An optional small remote identifier file can also be used:

{"resource_key": "cbicall-germline-resources-v1"}

When available, this file is named cbicall-resource-id.json. Its SHA-256 can be pinned in the local catalog to confirm that the remote bundle declares the expected resource key.

Expected Layout

After extraction, DATADIR should contain:

DATADIR/
Databases/
NGSutils/

The bundle layout uses these conventional top-level names:

VariableMeaning
DATADIRRoot of the installed CBIcall-provided bundle.
DBDIRDATADIR/Databases
NGSUTILSDATADIR/NGSutils

Workflow-specific files such as Bash env.sh and Snakemake config.yaml resolve the installed bundle layout into concrete executable and reference paths.

Tools

ToolVersionPath hint
GATK 44.6.2.0NGSutils/gatk/gatk-4.6.2.0/gatk
BWA0.7.18NGSutils/bwa-0.7.18/bwa
Samtools0.1.19NGSutils/samtools-0.1.19/samtools
note

Some workflow branches may use architecture-specific executable paths or legacy tool paths. The catalog records the intended bundle identity; the workflow logs and log.json record the concrete paths resolved during a run.

Reference Resources

b37

ResourcePath hint
Reference FASTADatabases/GATK_bundle/b37/references_b37_Homo_sapiens_assembly19.fasta
dbSNPDatabases/dbSNP/human_9606_b144_GRCh37p13/All_20160408.vcf.gz
Mills / 1000G INDELsDatabases/GATK_bundle/b37/b37_Mills_and_1000G_gold_standard.indels.b37.vcf.gz

hg38

ResourcePath hint
Reference FASTADatabases/GATK_bundle/hg38/resources_broad_hg38_v0_Homo_sapiens_assembly38.fasta

rsrs / mtDNA

The mtDNA workflows use MToolBox-related mitochondrial files from the bundle.

Provenance in Runs

The selected resource bundle is stored in log.json under config.resources.bundle.

Example:

{
"key": "cbicall-germline-resources-v1",
"compatible": true,
"fingerprint": "..."
}

Two runs used the same declared external dependency set when their config.resources.bundle.fingerprint values match.

Installation Manifest

The setup utility also writes:

cbicall-resource-installation.json

This local manifest records the installed resource key, archive checksum result, source files, extraction status, and optional remote identifier provenance.

Runtime Check

Before launching a workflow, CBIcall resolves DATADIR from the selected Bash env.sh or Snakemake config.yaml.
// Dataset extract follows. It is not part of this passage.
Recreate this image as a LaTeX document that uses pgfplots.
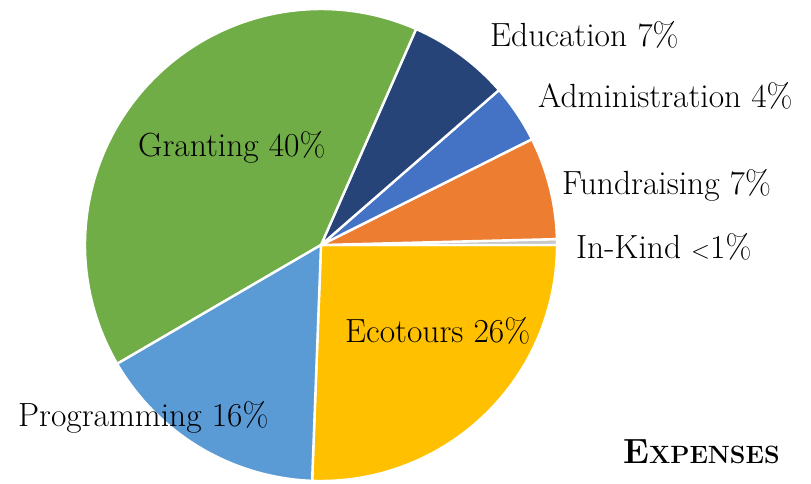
\documentclass[border=0pt]{standalone}
\usepackage{pgfplots}
\pgfplotsset{compat=1.18}
\usepgfplotslibrary{polar}
\definecolor{cEco}{HTML}{FFC000}
\definecolor{cProg}{HTML}{5B9BD5}
\definecolor{cGrant}{HTML}{70AD47}
\definecolor{cEdu}{HTML}{264478}
\definecolor{cAdm}{HTML}{4472C4}
\definecolor{cFund}{HTML}{ED7D31}
\definecolor{cKind}{HTML}{C8C8C8}
% shares (percent): Ecotours 25.6, In-Kind 0.4, Fundraising 7, Administration 4,
% Education 7, Granting 40, Programming 16  (1 percent = 3.6 degrees)
\begin{document}
\begin{tikzpicture}[x=1pt,y=1pt]
\useasboundingbox (0,0) rectangle (811,484);
\begin{polaraxis}[
  hide axis, scale only axis, width=472pt, height=472pt,
  ymin=0, ymax=1, clip=false,
  at={(321pt,239pt)}, anchor=center,
  every axis plot/.append style={draw=white, line width=2.4pt, line join=round, samples=80},
]
% Ecotours 25.6%
\addplot[fill=cEco, domain=-92.16:0] {1} -- (axis cs:0,0) -- cycle;
% In-Kind 0.4%
\addplot[fill=cKind, domain=0:1.44, samples=4] {1} -- (axis cs:0,0) -- cycle;
% Fundraising 7%
\addplot[fill=cFund, domain=1.44:26.64] {1} -- (axis cs:0,0) -- cycle;
% Administration 4%
\addplot[fill=cAdm, domain=26.64:41.04] {1} -- (axis cs:0,0) -- cycle;
% Education 7%
\addplot[fill=cEdu, domain=41.04:66.24] {1} -- (axis cs:0,0) -- cycle;
% Granting 40%
\addplot[fill=cGrant, domain=66.24:210.24] {1} -- (axis cs:0,0) -- cycle;
% Programming 16%
\addplot[fill=cProg, domain=210.24:267.84] {1} -- (axis cs:0,0) -- cycle;
\end{polaraxis}
\begin{scope}[every node/.style={anchor=base west, inner sep=0pt, font=\fontsize{33.5}{38}\selectfont}]
\node at (490,437) {Education 7\%};
\node at (538,376) {Administration 4\%};
\node at (562,289) {Fundraising 7\%};
\node at (576,225) {In-Kind $<$1\%};
\node at (138,327) {Granting 40\%};
\node at (345,141) {Ecotours 26\%};
\node at (18,57) {Programming 16\%};
\node at (623,20) {\bfseries\fontsize{35}{40}\selectfont E\fontsize{25}{30}\selectfont XPENSES};
\end{scope}
\end{tikzpicture}
\end{document}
If bundle metadata exists beside DATADIR, CBIcall validates it:

FileRuntime check
cbicall-resource-id.jsonResource key must match the selected resource; SHA-256 must match the catalog when pinned.
cbicall-resource-installation.jsonInstalled resource key must match the selected resource; the manifest catalog entry must match the local catalog fingerprint.

This check is intentionally small. It validates the installed bundle identity without hashing the full resource archive on every run.